§ **Problem description**
Beginning with the line that contains "Recreate this image", retype the entries below exactly, ending with the line that contains "const lvTicks = [0, 100, 200, 300, 400, 500];". Leave out any pictures.

§ **Given data**
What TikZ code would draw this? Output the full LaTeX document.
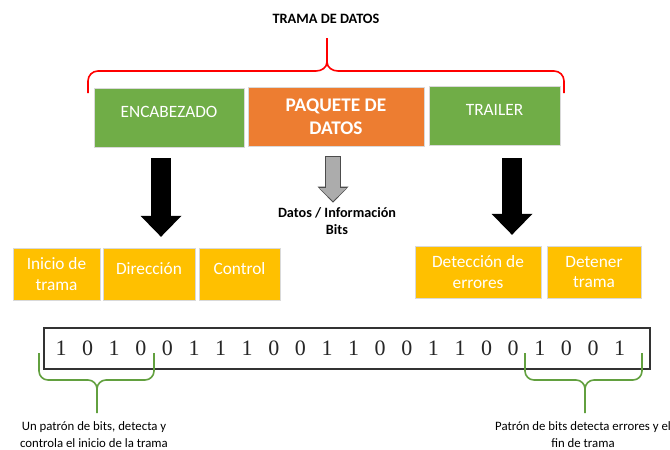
\documentclass[tikz,border=0pt]{standalone}
\usepackage{fontspec}
\newfontfamily\calfont{Carlito}
\newfontfamily\bitfont{Liberation Serif}
\usetikzlibrary{arrows.meta}

\definecolor{boxgreen}{HTML}{70AD47}
\definecolor{boxorange}{HTML}{ED7D31}
\definecolor{boxyellow}{HTML}{FFC000}
\definecolor{bracegreen}{HTML}{62A03F}

\tikzstyle{block} = [rectangle,draw=white!85!black,thin,text=white,align=center,inner sep=0pt,font=\calfont\fontsize{17.3}{20.5}\selectfont]
\tikzstyle{oneline} = [text height=10pt,text depth=10pt]
\tikzstyle{twoline} = []
\tikzstyle{boldline} = [font=\calfont\bfseries\fontsize{19.3}{23}\selectfont]
\tikzstyle{title} = [font=\calfont\bfseries\fontsize{14.3}{16}\selectfont]
\tikzstyle{info} = [align=center,font=\calfont\bfseries\fontsize{14.2}{17.5}\selectfont]
\tikzstyle{note} = [align=center,font=\calfont\fontsize{12.8}{17}\selectfont]
\tikzstyle{bitbox} = [rectangle,draw=black!80,line width=1.1pt,minimum width=606pt,minimum height=41pt,inner sep=0pt]
\tikzstyle{bit} = [font=\bitfont\fontsize{22}{22}\selectfont,inner sep=0pt,text=black!85]
\tikzstyle{bigarrow} = [line width=20pt,-{Triangle[width=41pt,length=21pt,line width=0pt]}]
\tikzstyle{rbrace} = [draw,red,line width=1.6pt]
\tikzstyle{gbrace} = [draw,bracegreen,line width=1.6pt]

\begin{document}
\begin{tikzpicture}[x=1pt,y=-1pt]
      \useasboundingbox (0,0) rectangle (670,450);
      %nodes
      \node[title] (title) at (326,19) {TRAMA DE DATOS};
      \foreach \nodename/\x/\y/\w/\h/\fillc/\kind/\txt in {
        enc/169/117.5/150/59/boxgreen/oneline/ENCABEZADO,
        paq/336/116.5/176/59/boxorange/boldline/PAQUETE DE\\DATOS,
        trl/494.5/115.5/131/59/boxgreen/oneline/TRAILER,
        ini/56.5/274/87/52/boxyellow/twoline/Inicio de\\trama,
        dir/149/274/92/52/boxyellow/oneline/Dirección,
        ctl/239.5/274/81/52/boxyellow/oneline/Control,
        det/478/272/126/52/boxyellow/twoline/Detección de\\errores,
        dtn/594/272/94/52/boxyellow/twoline/Detener\\trama}
      {
        \node[block, \kind, fill=\fillc, minimum width=\w pt, minimum height=\h pt] (\nodename) at (\x,\y) {\txt};
      };
      \node[info] (info) at (337,221) {Datos / Información\\Bits};

      %bits
      \node[bitbox] (bits) at (347,348.5) {};
      \foreach \b [count=\i from 0] in {1,0,1,0,0,1,1,1,0,0,1,1,0,0,1,1,0,0,1,0,0,1}
      {
        \node[bit] (b\i) at ({61+26.6*\i},348) {\b};
      };
      \node[note] (lnote) at (94,434.5) {Un patrón de bits, detecta y\\controla el inicio de la trama};
      \node[note] (rnote) at (583,434.5) {Patrón de bits detecta errores y el\\fin de trama};

      %arrows
      \draw[bigarrow, shorten <=11pt, shorten >=11pt] ([xshift=-8pt]enc.south) -- ([xshift=-8pt]enc.south |- dir.north);
      \draw[bigarrow, shorten <=13pt, shorten >=11pt] ([xshift=17.5pt]trl.south) -- ([xshift=17.5pt]trl.south |- det.north);
      \draw[line width=16.5pt, black!70, -{Triangle[width=31pt,length=16pt,line width=0pt]}, shorten <=10pt, shorten >=1pt] ([xshift=-3pt]paq.south) -- ([xshift=-3pt]paq.south |- info.north);
      \draw[line width=14pt, gray!65, -{Triangle[width=27pt,length=13pt,line width=0pt]}, shorten <=11pt, shorten >=2.6pt] ([xshift=-3pt]paq.south) -- ([xshift=-3pt]paq.south |- info.north);

      %braces
      \path[rbrace] (88,93) -- (88,81) to[out=90,in=180] (98,71) -- (316,71) to[out=0,in=-90] (327,62) -- (327,38);
      \path[rbrace] (564,93) -- (564,81) to[out=90,in=0] (554,71) -- (338,71) to[out=180,in=-90] (327,62);
      \foreach \l/\m/\r in {39/97/154, 525/585/642}
      {
        \path[gbrace] (\l,353) -- (\l,371) to[out=-90,in=180] (\l+9,380) -- (\m-9,380) to[out=0,in=90] (\m,389) -- (\m,413);
        \path[gbrace] (\r,353) -- (\r,371) to[out=-90,in=0] (\r-9,380) -- (\m+9,380) to[out=180,in=90] (\m,389);
      };
    \end{tikzpicture}
\end{document}
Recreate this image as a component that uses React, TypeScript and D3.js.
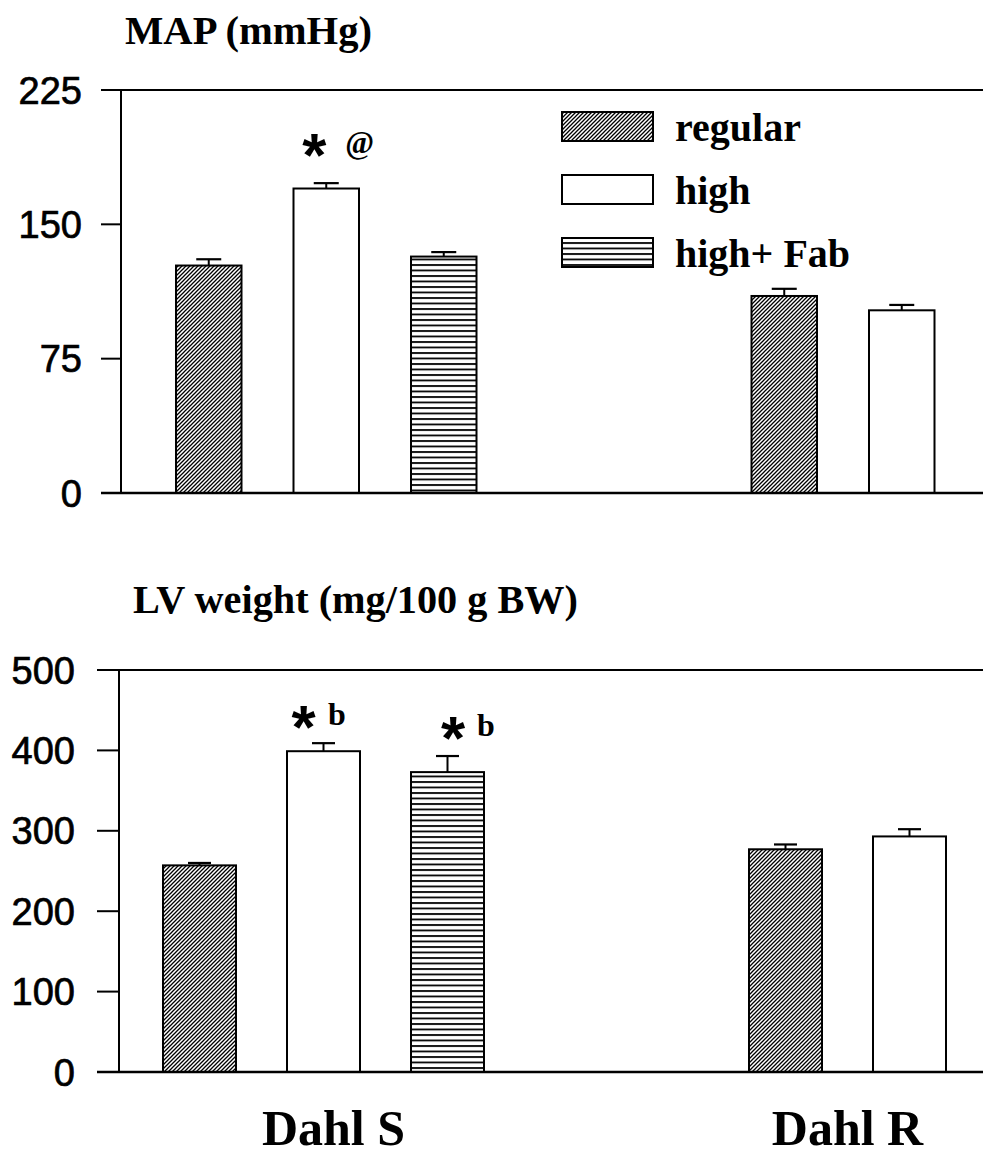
import React from "react";
import * as d3 from "d3";

// ---------- data ----------
const groups = ["Dahl S", "Dahl R"];
const seriesNames = ["regular", "high", "high+ Fab"];

const mapMeans = [[127, 170, 132], [110, 102]];
const mapErrors = [[3.5, 3, 2.5], [4, 3]];
const mapTicks = [0, 75, 150, 225];

const lvMeans = [[257, 399, 373], [277, 293]];
const lvErrors = [[3, 10, 20], [6, 9]];
const lvTicks = [0, 100, 200, 300, 400, 500];

const mapMarks = [{ group: 0, series: 1, letter: "@" }];
const lvMarks = [
  { group: 0, series: 1, letter: "b" },
  { group: 0, series: 2, letter: "b" },
];

// ---------- layout ----------
const W = 983;
const H = 1159;
const SERIF = "'Liberation Serif', 'Times New Roman', serif";
const SANS = "'Liberation Sans', Arial, sans-serif";

const fills = ["url(#diag)", "#ffffff", "url(#horiz)"];

type PanelCfg = {
  title: string;
  titleX: number;
  titleY: number;
  titleLen: number;
  yMax: number;
  ticks: number[];
  means: number[][];
  errors: number[][];
  marks: { group: number; series: number; letter: string }[];
  markLayout: { starDx: number; letterDx: number; rise: number }[];
  letterSize: number;
  yTop: number;
  yBottom: number;
  axisX: number;
  tickLeft: number;
  labelX: number;
  firstBar: number;
  barW: number;
  barStep: number;
  groupStep: number;
  capW: number;
};

const topCfg: PanelCfg = {
  title: "MAP (mmHg)",
  titleX: 125,
  titleY: 44,
  titleLen: 247,
  yMax: 225,
  ticks: mapTicks,
  means: mapMeans,
  errors: mapErrors,
  marks: mapMarks,
  markLayout: [{ starDx: -12, letterDx: 19, rise: 40 }],
  letterSize: 31,
  yTop: 90,
  yBottom: 493,
  axisX: 121,
  tickLeft: 101,
  labelX: 82,
  firstBar: 176,
  barW: 65.5,
  barStep: 117.5,
  groupStep: 575.5,
  capW: 25,
};

const bottomCfg: PanelCfg = {
  title: "LV weight (mg/100 g BW)",
  titleX: 133,
  titleY: 613,
  titleLen: 445,
  yMax: 500,
  ticks: lvTicks,
  means: lvMeans,
  errors: lvErrors,
  marks: lvMarks,
  markLayout: [
    { starDx: -20, letterDx: 4.5, rise: 28 },
    { starDx: 5.5, letterDx: 29.5, rise: 30 },
  ],
  letterSize: 32,
  yTop: 670,
  yBottom: 1072,
  axisX: 119,
  tickLeft: 97,
  labelX: 75,
  firstBar: 163,
  barW: 73,
  barStep: 124,
  groupStep: 586,
  capW: 23,
};

function Panel({ c }: { c: PanelCfg }) {
  const y = d3.scaleLinear().domain([0, c.yMax]).range([c.yBottom, c.yTop]);
  const xGroup = d3
    .scaleLinear()
    .domain([0, 1])
    .range([c.firstBar, c.firstBar + c.groupStep]);
  const xSeries = d3
    .scaleBand<string>()
    .domain(seriesNames)
    .range([0, 2 * c.barStep + c.barW])
    .paddingInner(1 - c.barW / c.barStep)
    .paddingOuter(0);
  const bw = xSeries.bandwidth();
  const barX = (g: number, s: number) =>
    xGroup(g) + (xSeries(seriesNames[s]) as number);

  return (
    <g>
      <text
        x={c.titleX}
        y={c.titleY}
        fontFamily={SERIF}
        fontWeight="bold"
        fontSize={39}
        textLength={c.titleLen}
        lengthAdjust="spacingAndGlyphs"
      >
        {c.title}
      </text>
      {/* bars */}
      {c.means.map((row, g) =>
        row.map((v, s) => {
          const x0 = barX(g, s);
          const cx = x0 + bw / 2;
          const yv = y(v);
          const ye = y(v + c.errors[g][s]);
          return (
            <g key={`b${g}-${s}`}>
              <rect
                x={x0}
                y={yv}
                width={bw}
                height={c.yBottom - yv}
                fill={fills[s]}
                stroke="#000"
                strokeWidth={2}
              />
              <line x1={cx} x2={cx} y1={yv} y2={ye} stroke="#000" strokeWidth={2} />
              <line
                x1={cx - c.capW / 2}
                x2={cx + c.capW / 2}
                y1={ye}
                y2={ye}
                stroke="#000"
                strokeWidth={2.2}
              />
            </g>
          );
        })
      )}
      {/* axes */}
      <line x1={c.axisX} x2={c.axisX} y1={c.yTop} y2={c.yBottom} stroke="#000" strokeWidth={2} />
      <line x1={c.tickLeft} x2={W} y1={c.yTop} y2={c.yTop} stroke="#000" strokeWidth={2} />
      <line x1={c.tickLeft} x2={W} y1={c.yBottom} y2={c.yBottom} stroke="#000" strokeWidth={2.4} />
      {c.ticks.map((t) => (
        <g key={`t${t}`}>
          <line x1={c.tickLeft} x2={c.axisX} y1={y(t)} y2={y(t)} stroke="#000" strokeWidth={2} />
          <text
            x={c.labelX}
            y={y(t)}
            dy="0.36em"
            textAnchor="end"
            fontFamily={SANS}
            fontSize={38}
            stroke="#000"
            strokeWidth={0.7}
          >
            {t}
          </text>
        </g>
      ))}
      {/* significance marks */}
      {c.marks.map((m, i) => {
        const lay = c.markLayout[i];
        const cx = barX(m.group, m.series) + bw / 2;
        const ye = y(c.means[m.group][m.series] + c.errors[m.group][m.series]);
        const cy = ye - lay.rise;
        return (
          <g key={`m${i}`}>
            <text
              x={cx + lay.starDx}
              y={cy + 33}
              textAnchor="middle"
              fontFamily={SANS}
              fontWeight="bold"
              fontSize={62}
            >
              *
            </text>
            <text
              x={cx + lay.letterDx}
              y={cy + 10}
              fontFamily={SERIF}
              fontWeight="bold"
              fontSize={c.letterSize}
            >
              {m.letter}
            </text>
          </g>
        );
      })}
    </g>
  );
}

const legendRows = [112, 175, 238];
const groupLabelDx = [10, 0];

export default function App() {
  // category labels placed under the drawn bars of the lower panel
  const c = bottomCfg;
  const xGroup = d3
    .scaleLinear()
    .domain([0, 1])
    .range([c.firstBar, c.firstBar + c.groupStep]);
  return (
    <svg
      width={W}
      height={H}
      viewBox={`0 0 ${W} ${H}`}
      style={{ position: "absolute", left: 0, top: 0, background: "#fff" }}
    >
      <defs>
        <pattern id="diag" patternUnits="userSpaceOnUse" width={4} height={4}>
          <rect width={4} height={4} fill="#fff" />
          <path d="M-1,1 l2,-2 M0,4 l4,-4 M3,5 l2,-2" stroke="#000" strokeWidth={1.3} />
        </pattern>
        <pattern id="horiz" patternUnits="userSpaceOnUse" width={8} height={5.5}>
          <rect width={8} height={5.5} fill="#fff" />
          <line x1={0} x2={8} y1={1} y2={1} stroke="#000" strokeWidth={1.8} />
        </pattern>
      </defs>
      <rect width={W} height={H} fill="#fff" />
      <Panel c={topCfg} />
      <Panel c={bottomCfg} />
      {/* legend */}
      {seriesNames.map((s, i) => (
        <g key={s}>
          <rect
            x={562}
            y={legendRows[i]}
            width={91}
            height={29}
            fill={fills[i]}
            stroke="#000"
            strokeWidth={2}
          />
          <text
            x={675}
            y={legendRows[i] + 29}
            fontFamily={SERIF}
            fontWeight="bold"
            fontSize={40}
          >
            {s}
          </text>
        </g>
      ))}
      {/* group labels */}
      {groups.map((g, gi) => {
        const n = c.means[gi].length;
        const left = xGroup(gi);
        const right = left + (n - 1) * c.barStep + c.barW;
        return (
          <text
            key={g}
            x={(left + right) / 2 + groupLabelDx[gi]}
            y={1145}
            textAnchor="middle"
            fontFamily={SERIF}
            fontWeight="bold"
            fontSize={50}
          >
            {g}
          </text>
        );
      })}
    </svg>
  );
}
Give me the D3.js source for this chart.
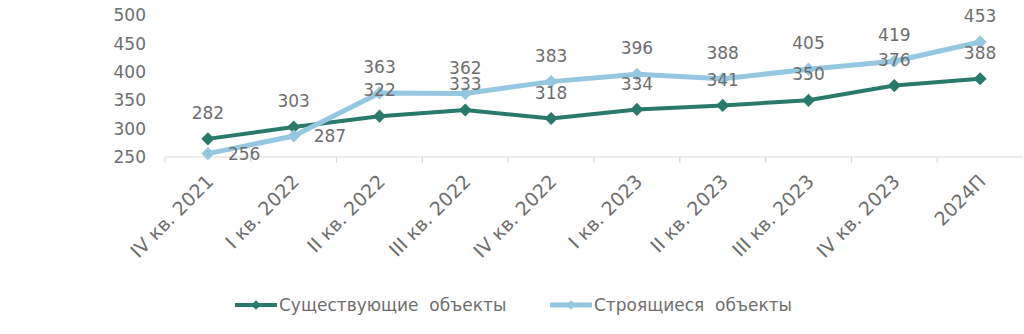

§ **Task answer**
Recreate this image as a component that uses React, TypeScript and D3.js.
import React from "react";
import * as d3 from "d3";

// ---------- data ----------
const groups = ["Dahl S", "Dahl R"];
const seriesNames = ["regular", "high", "high+ Fab"];

const mapMeans = [[127, 170, 132], [110, 102]];
const mapErrors = [[3.5, 3, 2.5], [4, 3]];
const mapTicks = [0, 75, 150, 225];

const lvMeans = [[257, 399, 373], [277, 293]];
const lvErrors = [[3, 10, 20], [6, 9]];
const lvTicks = [0, 100, 200, 300, 400, 500];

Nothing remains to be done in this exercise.